> Directions:
Below are some records. Retype exactly the lines from the one containing "Reproduce this chart with Observable Plot." through the one containing "0.36, 0.86, 0.86];", both included, skipping every picture.

+++ Stored rows +++

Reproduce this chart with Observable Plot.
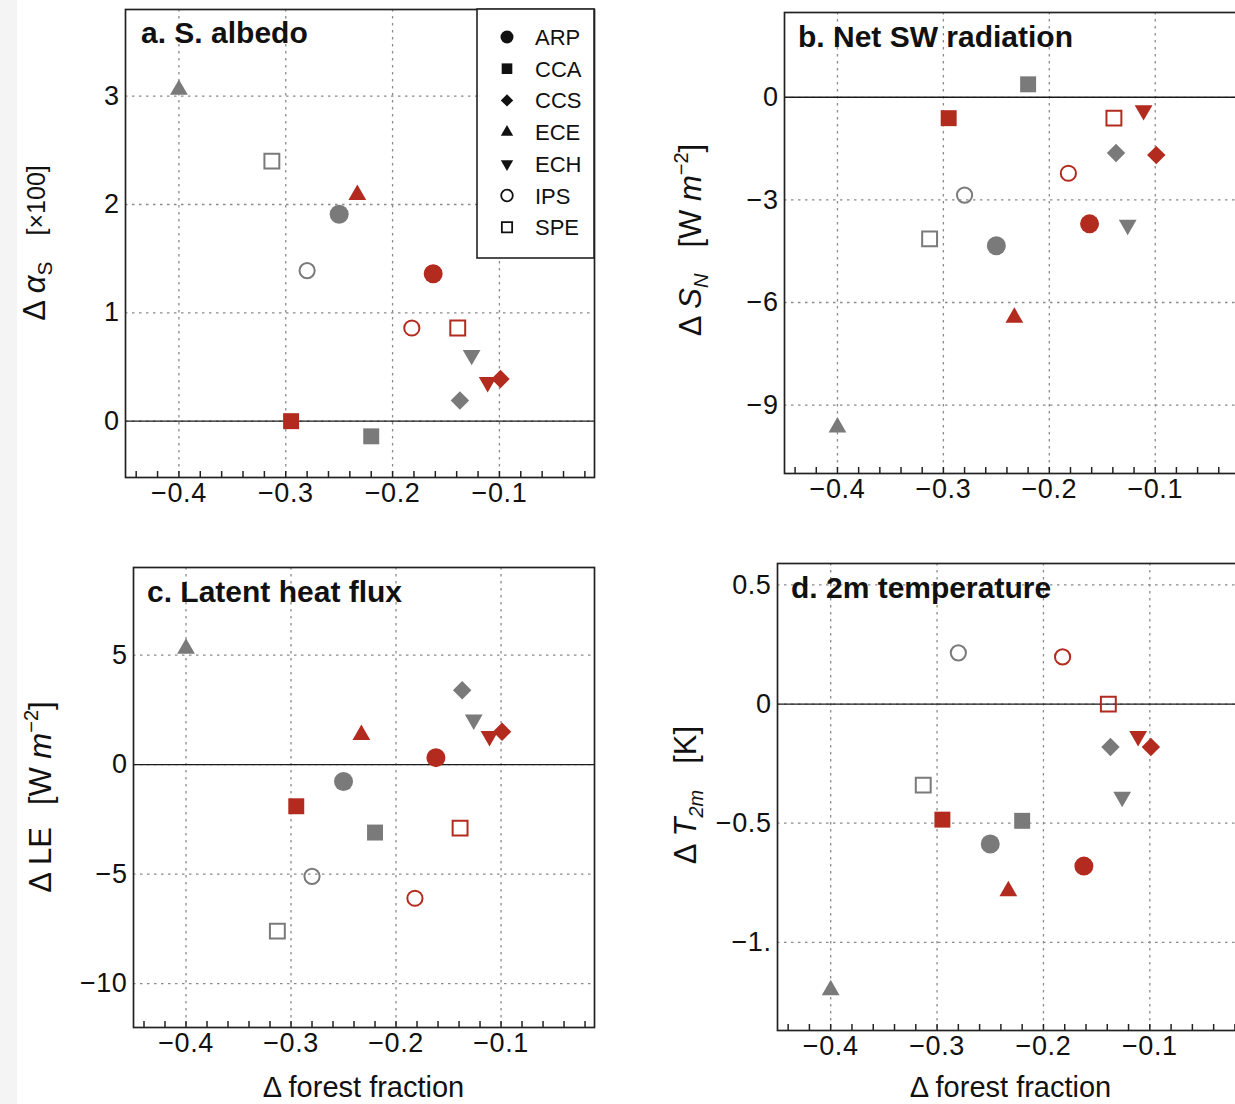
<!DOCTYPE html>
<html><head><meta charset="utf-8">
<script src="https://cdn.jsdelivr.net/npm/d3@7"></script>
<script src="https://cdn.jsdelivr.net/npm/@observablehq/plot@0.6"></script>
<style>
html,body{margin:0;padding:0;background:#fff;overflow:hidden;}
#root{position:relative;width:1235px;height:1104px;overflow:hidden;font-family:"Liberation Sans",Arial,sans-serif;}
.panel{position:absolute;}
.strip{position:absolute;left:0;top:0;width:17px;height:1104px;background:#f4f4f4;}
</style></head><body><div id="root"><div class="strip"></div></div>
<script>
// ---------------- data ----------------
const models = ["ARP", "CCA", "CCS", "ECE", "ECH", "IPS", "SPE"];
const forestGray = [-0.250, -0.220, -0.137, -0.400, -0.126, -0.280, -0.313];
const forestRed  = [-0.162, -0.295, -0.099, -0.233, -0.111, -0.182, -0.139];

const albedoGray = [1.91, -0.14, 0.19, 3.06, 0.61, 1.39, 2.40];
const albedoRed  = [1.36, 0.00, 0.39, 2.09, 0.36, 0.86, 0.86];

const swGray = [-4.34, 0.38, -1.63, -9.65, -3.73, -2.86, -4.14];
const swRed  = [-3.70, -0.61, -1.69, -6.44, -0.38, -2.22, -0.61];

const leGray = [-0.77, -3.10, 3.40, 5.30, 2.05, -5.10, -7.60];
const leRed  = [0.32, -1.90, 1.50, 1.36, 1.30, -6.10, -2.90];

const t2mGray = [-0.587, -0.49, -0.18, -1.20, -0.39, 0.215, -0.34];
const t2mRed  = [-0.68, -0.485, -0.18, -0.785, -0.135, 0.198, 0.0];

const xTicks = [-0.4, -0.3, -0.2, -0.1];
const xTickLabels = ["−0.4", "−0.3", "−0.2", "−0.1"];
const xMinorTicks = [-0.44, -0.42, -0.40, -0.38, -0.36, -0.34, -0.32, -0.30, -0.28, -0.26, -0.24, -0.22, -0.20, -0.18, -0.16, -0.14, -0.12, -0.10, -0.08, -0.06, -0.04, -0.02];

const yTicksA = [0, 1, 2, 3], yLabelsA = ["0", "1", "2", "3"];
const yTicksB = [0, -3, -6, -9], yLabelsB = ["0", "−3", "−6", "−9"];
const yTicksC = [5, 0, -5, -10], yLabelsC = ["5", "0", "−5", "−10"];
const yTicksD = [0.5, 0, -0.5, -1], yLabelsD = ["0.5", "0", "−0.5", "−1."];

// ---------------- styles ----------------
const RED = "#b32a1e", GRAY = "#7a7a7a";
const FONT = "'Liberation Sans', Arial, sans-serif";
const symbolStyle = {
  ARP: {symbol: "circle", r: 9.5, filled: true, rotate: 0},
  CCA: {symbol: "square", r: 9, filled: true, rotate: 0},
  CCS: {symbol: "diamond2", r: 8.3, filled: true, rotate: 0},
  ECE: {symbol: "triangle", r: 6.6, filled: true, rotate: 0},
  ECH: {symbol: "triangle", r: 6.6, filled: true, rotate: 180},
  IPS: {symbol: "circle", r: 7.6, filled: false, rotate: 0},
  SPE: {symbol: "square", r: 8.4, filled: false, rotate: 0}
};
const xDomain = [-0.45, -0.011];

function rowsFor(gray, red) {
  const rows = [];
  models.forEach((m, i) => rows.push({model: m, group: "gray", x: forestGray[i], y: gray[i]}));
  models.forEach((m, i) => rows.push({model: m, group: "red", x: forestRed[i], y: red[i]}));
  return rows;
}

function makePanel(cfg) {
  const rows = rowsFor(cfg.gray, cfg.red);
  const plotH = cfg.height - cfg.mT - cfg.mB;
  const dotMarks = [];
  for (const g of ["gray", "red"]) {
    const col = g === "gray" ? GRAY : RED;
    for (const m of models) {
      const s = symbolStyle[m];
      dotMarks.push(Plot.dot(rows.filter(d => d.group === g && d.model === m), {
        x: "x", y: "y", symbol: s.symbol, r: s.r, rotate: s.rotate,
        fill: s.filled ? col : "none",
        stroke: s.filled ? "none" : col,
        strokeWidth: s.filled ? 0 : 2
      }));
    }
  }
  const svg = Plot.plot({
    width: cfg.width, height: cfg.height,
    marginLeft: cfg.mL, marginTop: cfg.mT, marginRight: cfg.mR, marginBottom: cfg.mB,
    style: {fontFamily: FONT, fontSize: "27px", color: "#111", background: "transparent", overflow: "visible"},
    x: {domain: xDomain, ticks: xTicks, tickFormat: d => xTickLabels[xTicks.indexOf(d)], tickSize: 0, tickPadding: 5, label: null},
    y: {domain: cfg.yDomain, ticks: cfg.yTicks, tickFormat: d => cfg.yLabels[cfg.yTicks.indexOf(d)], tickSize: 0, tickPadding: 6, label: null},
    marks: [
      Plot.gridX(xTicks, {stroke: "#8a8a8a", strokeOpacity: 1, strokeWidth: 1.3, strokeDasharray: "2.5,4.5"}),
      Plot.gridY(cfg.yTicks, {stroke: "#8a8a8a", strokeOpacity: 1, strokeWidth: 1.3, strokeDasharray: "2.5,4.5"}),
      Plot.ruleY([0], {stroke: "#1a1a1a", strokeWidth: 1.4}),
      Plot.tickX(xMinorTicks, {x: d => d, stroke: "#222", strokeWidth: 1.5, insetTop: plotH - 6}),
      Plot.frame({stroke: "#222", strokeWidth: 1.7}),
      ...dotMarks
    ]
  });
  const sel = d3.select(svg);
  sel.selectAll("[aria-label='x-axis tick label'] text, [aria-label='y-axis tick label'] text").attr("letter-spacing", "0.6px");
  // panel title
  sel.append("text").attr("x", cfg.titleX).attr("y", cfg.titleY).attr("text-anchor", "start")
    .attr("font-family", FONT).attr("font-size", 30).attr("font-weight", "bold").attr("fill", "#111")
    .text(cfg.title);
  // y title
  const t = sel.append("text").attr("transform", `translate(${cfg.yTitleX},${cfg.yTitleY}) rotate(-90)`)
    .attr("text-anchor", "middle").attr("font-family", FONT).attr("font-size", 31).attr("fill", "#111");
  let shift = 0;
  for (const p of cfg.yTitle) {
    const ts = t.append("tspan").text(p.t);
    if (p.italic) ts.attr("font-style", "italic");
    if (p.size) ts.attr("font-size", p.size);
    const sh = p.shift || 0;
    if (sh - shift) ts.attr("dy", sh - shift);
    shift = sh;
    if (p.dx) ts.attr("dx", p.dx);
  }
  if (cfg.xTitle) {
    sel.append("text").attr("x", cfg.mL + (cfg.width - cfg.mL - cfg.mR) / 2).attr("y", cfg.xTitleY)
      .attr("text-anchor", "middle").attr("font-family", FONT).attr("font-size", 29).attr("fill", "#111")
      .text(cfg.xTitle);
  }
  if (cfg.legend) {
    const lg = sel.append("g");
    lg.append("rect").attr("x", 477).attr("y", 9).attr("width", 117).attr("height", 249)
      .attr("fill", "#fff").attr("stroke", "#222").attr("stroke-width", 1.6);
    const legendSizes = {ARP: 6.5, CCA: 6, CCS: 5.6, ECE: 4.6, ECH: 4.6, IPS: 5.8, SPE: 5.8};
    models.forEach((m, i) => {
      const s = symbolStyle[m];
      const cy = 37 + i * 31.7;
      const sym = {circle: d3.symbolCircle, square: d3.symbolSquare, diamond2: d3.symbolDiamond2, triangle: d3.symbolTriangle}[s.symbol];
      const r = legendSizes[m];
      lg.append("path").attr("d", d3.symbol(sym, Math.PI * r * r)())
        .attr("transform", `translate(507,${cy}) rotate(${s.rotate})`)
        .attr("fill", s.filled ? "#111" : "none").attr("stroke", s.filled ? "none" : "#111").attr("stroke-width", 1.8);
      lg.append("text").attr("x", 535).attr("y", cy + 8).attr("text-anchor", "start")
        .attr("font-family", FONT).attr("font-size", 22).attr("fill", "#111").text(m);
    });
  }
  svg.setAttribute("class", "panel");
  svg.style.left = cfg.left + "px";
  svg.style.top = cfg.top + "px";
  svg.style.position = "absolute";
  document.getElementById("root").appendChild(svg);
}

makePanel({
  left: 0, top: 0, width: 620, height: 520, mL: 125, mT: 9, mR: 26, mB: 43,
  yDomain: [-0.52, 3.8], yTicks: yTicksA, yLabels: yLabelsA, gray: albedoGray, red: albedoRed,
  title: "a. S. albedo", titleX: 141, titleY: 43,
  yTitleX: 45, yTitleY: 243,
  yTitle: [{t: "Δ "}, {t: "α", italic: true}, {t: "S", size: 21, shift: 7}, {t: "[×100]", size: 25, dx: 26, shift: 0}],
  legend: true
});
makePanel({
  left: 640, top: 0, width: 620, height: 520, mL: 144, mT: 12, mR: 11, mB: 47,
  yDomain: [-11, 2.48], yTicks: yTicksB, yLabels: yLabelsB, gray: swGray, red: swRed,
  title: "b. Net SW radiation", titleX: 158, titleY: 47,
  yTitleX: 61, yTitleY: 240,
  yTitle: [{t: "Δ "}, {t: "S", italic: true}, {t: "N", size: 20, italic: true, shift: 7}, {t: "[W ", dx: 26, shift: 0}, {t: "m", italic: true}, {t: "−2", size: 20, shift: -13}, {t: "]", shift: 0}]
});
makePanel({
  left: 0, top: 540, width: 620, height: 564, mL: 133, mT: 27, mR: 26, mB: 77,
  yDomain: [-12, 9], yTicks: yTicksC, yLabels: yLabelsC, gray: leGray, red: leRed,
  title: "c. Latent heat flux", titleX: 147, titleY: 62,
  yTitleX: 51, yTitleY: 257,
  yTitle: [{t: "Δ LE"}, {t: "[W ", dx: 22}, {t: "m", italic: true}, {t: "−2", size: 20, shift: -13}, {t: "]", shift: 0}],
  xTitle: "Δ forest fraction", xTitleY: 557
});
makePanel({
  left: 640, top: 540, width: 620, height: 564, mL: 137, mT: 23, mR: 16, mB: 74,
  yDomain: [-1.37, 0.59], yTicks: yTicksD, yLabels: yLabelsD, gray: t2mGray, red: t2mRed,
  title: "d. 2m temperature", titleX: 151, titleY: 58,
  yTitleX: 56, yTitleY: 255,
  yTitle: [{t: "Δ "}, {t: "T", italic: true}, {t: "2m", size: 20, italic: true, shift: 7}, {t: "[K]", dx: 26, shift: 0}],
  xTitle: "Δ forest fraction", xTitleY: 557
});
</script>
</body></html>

+++
+++ Stored rows +++

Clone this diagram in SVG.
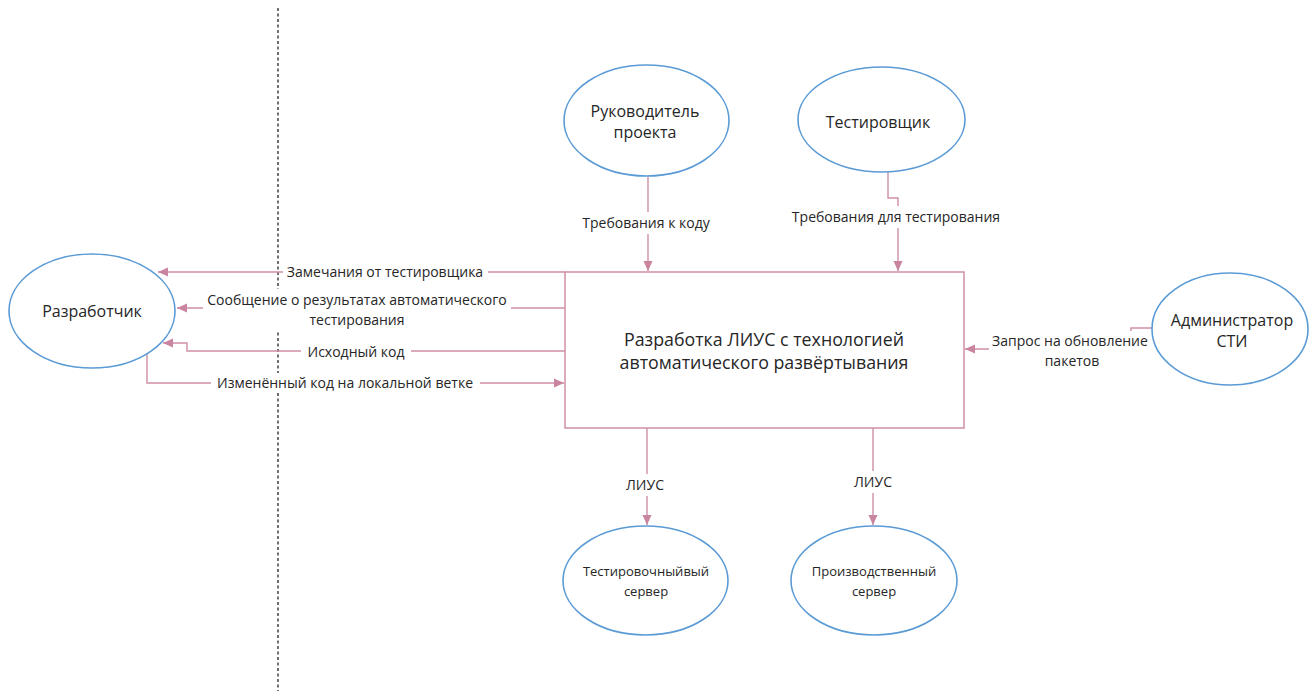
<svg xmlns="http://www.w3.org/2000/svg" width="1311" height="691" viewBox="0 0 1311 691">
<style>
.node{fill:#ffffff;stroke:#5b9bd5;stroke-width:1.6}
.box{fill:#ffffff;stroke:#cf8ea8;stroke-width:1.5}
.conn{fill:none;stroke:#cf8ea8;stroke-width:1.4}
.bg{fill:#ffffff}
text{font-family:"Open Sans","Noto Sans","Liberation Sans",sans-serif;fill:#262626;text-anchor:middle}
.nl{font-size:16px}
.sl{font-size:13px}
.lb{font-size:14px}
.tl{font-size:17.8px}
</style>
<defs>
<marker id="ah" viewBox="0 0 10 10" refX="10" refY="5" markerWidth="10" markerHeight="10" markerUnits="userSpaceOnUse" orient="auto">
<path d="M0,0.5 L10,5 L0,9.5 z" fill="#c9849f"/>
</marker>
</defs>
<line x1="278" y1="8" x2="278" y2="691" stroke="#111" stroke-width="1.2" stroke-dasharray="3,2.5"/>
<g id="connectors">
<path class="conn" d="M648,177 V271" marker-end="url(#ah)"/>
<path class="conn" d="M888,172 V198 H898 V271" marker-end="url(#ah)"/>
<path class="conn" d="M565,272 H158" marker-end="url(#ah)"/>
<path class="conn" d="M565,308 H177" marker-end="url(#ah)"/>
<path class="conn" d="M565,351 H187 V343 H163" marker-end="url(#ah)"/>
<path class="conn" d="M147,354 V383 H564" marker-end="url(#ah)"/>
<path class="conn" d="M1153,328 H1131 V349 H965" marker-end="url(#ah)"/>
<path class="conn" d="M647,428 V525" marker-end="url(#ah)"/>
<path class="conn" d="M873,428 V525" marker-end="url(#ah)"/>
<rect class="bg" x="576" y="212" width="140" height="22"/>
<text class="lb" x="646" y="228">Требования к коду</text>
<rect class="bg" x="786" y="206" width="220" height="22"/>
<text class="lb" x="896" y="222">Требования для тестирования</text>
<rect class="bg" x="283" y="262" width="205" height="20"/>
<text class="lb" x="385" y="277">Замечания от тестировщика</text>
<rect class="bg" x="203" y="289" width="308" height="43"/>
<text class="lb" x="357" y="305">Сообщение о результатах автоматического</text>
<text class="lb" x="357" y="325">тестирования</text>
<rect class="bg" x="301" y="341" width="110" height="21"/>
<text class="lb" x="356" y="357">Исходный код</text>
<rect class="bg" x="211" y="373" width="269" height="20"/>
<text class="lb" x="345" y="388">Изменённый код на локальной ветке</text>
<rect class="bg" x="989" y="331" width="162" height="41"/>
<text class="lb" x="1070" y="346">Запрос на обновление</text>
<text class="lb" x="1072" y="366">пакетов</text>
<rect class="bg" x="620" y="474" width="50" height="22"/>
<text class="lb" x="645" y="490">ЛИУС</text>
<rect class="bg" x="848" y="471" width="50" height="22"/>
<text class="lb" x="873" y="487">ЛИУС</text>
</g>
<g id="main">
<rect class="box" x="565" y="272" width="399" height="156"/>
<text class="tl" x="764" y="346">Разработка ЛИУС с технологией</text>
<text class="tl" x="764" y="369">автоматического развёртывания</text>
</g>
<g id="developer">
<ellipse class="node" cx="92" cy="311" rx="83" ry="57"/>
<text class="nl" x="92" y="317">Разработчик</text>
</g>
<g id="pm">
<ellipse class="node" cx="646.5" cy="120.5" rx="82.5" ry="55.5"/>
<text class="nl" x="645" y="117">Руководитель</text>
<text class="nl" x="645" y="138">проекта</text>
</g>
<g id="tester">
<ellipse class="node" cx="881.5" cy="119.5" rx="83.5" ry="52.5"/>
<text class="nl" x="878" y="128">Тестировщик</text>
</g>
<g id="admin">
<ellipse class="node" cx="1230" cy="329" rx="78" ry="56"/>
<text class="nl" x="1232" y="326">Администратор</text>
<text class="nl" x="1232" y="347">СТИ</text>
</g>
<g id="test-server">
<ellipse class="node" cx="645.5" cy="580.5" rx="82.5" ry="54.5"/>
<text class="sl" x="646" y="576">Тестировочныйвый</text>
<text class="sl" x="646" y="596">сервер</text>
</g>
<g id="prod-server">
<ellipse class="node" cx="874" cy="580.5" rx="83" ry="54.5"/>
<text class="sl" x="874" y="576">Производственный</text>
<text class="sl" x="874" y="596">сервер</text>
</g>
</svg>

+++
+++ Stored rows +++

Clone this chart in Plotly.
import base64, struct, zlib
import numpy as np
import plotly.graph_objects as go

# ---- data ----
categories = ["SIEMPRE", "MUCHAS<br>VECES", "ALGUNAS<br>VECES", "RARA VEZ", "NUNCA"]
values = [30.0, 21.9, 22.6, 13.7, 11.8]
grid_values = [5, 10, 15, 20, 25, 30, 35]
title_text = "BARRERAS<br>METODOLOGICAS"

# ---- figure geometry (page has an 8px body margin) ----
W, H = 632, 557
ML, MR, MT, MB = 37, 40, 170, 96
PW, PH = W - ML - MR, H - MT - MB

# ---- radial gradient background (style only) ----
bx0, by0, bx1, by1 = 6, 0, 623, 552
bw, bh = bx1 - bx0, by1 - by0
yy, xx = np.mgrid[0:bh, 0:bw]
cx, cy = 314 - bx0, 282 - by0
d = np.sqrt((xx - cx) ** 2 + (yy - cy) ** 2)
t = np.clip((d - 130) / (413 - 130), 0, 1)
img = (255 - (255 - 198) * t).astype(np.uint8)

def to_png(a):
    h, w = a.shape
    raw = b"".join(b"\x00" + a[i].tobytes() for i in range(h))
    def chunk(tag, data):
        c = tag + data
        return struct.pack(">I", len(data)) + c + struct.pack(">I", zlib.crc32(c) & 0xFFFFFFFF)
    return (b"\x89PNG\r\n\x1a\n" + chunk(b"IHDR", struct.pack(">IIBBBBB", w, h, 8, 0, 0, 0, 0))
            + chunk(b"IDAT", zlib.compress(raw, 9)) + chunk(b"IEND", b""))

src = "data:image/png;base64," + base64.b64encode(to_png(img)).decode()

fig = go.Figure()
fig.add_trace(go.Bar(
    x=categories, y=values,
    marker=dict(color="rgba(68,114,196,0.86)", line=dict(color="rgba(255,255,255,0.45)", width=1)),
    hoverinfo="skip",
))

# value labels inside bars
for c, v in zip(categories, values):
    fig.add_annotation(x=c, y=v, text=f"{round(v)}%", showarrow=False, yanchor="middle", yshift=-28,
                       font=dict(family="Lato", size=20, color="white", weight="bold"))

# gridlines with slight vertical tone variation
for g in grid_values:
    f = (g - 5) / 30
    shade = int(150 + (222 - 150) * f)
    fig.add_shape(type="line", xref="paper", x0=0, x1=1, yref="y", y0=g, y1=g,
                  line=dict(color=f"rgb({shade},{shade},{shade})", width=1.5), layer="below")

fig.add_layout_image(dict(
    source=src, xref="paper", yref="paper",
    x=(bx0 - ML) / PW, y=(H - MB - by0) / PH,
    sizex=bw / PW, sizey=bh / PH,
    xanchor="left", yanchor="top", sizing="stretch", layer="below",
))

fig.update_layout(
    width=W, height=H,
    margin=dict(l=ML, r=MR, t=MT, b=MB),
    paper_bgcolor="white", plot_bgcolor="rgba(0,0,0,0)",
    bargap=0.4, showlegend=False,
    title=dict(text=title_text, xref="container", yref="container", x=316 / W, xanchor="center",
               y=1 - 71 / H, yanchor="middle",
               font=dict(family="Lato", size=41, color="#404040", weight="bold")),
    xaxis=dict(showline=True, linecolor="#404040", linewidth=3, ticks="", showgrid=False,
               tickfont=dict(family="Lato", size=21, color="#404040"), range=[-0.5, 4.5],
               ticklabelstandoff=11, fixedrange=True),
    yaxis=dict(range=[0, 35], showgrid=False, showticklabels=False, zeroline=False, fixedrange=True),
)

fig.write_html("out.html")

+++

> Finished exercise:
Reproduce this chart with Observable Plot.
<!DOCTYPE html>
<html><head><meta charset="utf-8">
<script src="https://cdn.jsdelivr.net/npm/d3@7"></script>
<script src="https://cdn.jsdelivr.net/npm/@observablehq/plot@0.6"></script>
<style>
html,body{margin:0;padding:0;background:#fff;overflow:hidden;}
#root{position:relative;width:1235px;height:1104px;overflow:hidden;font-family:"Liberation Sans",Arial,sans-serif;}
.panel{position:absolute;}
.strip{position:absolute;left:0;top:0;width:17px;height:1104px;background:#f4f4f4;}
</style></head><body><div id="root"><div class="strip"></div></div>
<script>
// ---------------- data ----------------
const models = ["ARP", "CCA", "CCS", "ECE", "ECH", "IPS", "SPE"];
const forestGray = [-0.250, -0.220, -0.137, -0.400, -0.126, -0.280, -0.313];
const forestRed  = [-0.162, -0.295, -0.099, -0.233, -0.111, -0.182, -0.139];

const albedoGray = [1.91, -0.14, 0.19, 3.06, 0.61, 1.39, 2.40];
const albedoRed  = [1.36, 0.00, 0.39, 2.09, 0.36, 0.86, 0.86];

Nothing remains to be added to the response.